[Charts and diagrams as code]
"""

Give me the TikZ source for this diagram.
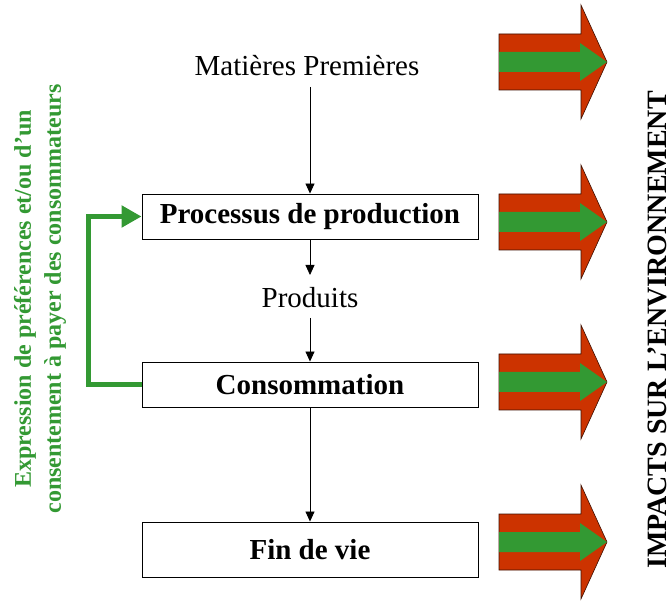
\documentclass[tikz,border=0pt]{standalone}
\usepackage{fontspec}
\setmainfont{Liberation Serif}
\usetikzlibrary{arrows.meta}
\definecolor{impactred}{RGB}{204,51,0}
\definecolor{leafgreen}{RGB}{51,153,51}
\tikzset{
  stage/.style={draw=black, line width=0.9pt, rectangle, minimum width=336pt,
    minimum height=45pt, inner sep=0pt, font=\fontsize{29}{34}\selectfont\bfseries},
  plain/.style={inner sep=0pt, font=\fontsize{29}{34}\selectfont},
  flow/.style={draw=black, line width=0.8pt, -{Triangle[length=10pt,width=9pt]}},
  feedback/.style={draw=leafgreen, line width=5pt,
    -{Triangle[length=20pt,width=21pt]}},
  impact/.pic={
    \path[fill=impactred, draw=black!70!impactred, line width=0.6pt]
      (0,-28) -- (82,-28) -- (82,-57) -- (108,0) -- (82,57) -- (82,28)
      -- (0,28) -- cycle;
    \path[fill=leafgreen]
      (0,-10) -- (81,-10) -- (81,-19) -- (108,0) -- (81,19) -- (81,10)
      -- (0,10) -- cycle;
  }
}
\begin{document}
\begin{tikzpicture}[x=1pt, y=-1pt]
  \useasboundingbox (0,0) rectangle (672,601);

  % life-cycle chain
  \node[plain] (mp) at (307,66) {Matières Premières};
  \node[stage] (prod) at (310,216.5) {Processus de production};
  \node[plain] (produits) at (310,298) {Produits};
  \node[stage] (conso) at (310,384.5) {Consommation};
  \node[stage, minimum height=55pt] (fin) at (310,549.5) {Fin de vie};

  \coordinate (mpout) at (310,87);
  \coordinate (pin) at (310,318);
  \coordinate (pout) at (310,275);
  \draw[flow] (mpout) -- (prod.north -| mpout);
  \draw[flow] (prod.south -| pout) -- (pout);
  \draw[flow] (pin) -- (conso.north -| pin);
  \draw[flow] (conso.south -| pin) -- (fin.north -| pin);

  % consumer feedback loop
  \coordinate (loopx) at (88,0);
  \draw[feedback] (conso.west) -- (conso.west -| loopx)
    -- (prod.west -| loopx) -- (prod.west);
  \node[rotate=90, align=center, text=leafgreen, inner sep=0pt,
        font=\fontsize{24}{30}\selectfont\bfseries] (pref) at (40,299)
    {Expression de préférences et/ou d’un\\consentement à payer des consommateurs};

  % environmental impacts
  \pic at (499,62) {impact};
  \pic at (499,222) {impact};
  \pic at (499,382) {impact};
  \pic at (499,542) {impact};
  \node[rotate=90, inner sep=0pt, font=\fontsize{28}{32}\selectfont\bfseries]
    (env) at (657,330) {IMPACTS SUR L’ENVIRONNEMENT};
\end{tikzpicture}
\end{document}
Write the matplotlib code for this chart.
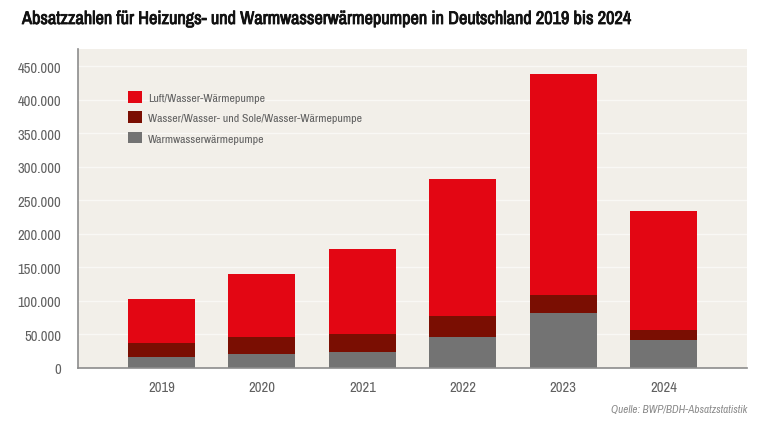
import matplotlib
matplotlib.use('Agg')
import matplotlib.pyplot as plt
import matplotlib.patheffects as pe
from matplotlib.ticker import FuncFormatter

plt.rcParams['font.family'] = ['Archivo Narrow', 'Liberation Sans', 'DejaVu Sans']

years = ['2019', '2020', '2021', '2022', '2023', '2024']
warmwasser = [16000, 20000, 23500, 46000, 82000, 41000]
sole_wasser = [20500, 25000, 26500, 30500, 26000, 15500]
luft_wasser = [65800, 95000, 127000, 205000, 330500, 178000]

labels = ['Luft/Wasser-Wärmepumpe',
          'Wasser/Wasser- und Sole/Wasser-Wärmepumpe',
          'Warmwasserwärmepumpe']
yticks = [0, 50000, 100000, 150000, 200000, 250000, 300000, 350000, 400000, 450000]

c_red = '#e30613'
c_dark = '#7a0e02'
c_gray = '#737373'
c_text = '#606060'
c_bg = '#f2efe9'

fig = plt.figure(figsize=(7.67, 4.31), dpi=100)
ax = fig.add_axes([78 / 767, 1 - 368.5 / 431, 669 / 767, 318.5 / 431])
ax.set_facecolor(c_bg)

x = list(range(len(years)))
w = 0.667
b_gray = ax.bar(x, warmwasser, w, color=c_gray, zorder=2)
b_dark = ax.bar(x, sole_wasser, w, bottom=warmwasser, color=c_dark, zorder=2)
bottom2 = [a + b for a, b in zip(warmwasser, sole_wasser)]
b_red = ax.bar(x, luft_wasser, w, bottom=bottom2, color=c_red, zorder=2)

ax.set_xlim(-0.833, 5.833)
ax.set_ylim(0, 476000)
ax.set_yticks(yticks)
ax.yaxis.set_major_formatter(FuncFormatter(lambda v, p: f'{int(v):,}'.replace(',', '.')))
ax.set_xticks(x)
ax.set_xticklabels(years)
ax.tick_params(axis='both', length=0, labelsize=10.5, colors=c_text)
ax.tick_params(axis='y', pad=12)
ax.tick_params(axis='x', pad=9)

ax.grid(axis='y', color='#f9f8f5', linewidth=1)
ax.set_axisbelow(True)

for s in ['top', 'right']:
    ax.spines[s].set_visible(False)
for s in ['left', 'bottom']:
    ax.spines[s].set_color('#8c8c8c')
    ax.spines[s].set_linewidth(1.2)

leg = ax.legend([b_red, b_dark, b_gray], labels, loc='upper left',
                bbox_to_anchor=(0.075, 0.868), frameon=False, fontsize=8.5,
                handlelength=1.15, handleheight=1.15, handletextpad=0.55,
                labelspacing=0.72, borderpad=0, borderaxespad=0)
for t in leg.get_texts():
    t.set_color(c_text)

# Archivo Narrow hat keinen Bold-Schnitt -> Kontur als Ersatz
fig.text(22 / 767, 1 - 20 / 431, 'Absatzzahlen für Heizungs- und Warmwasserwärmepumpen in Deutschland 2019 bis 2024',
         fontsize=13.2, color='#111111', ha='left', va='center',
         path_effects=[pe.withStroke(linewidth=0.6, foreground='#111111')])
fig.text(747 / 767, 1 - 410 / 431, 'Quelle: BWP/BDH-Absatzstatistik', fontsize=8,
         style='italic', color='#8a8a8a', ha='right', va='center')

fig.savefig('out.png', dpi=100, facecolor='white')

"""

* Exercise goal:
All lines above from the one containing "Write the matplotlib code for this chart." through the one containing "ax.set_facecolor(c_bg)" are to be quoted exactly, and only those; pictures are left out.

* Output of the exercise:
Write the matplotlib code for this chart.
import matplotlib
matplotlib.use('Agg')
import matplotlib.pyplot as plt
import matplotlib.patheffects as pe
from matplotlib.ticker import FuncFormatter

plt.rcParams['font.family'] = ['Archivo Narrow', 'Liberation Sans', 'DejaVu Sans']

years = ['2019', '2020', '2021', '2022', '2023', '2024']
warmwasser = [16000, 20000, 23500, 46000, 82000, 41000]
sole_wasser = [20500, 25000, 26500, 30500, 26000, 15500]
luft_wasser = [65800, 95000, 127000, 205000, 330500, 178000]

labels = ['Luft/Wasser-Wärmepumpe',
          'Wasser/Wasser- und Sole/Wasser-Wärmepumpe',
          'Warmwasserwärmepumpe']
yticks = [0, 50000, 100000, 150000, 200000, 250000, 300000, 350000, 400000, 450000]

c_red = '#e30613'
c_dark = '#7a0e02'
c_gray = '#737373'
c_text = '#606060'
c_bg = '#f2efe9'

fig = plt.figure(figsize=(7.67, 4.31), dpi=100)
ax = fig.add_axes([78 / 767, 1 - 368.5 / 431, 669 / 767, 318.5 / 431])
ax.set_facecolor(c_bg)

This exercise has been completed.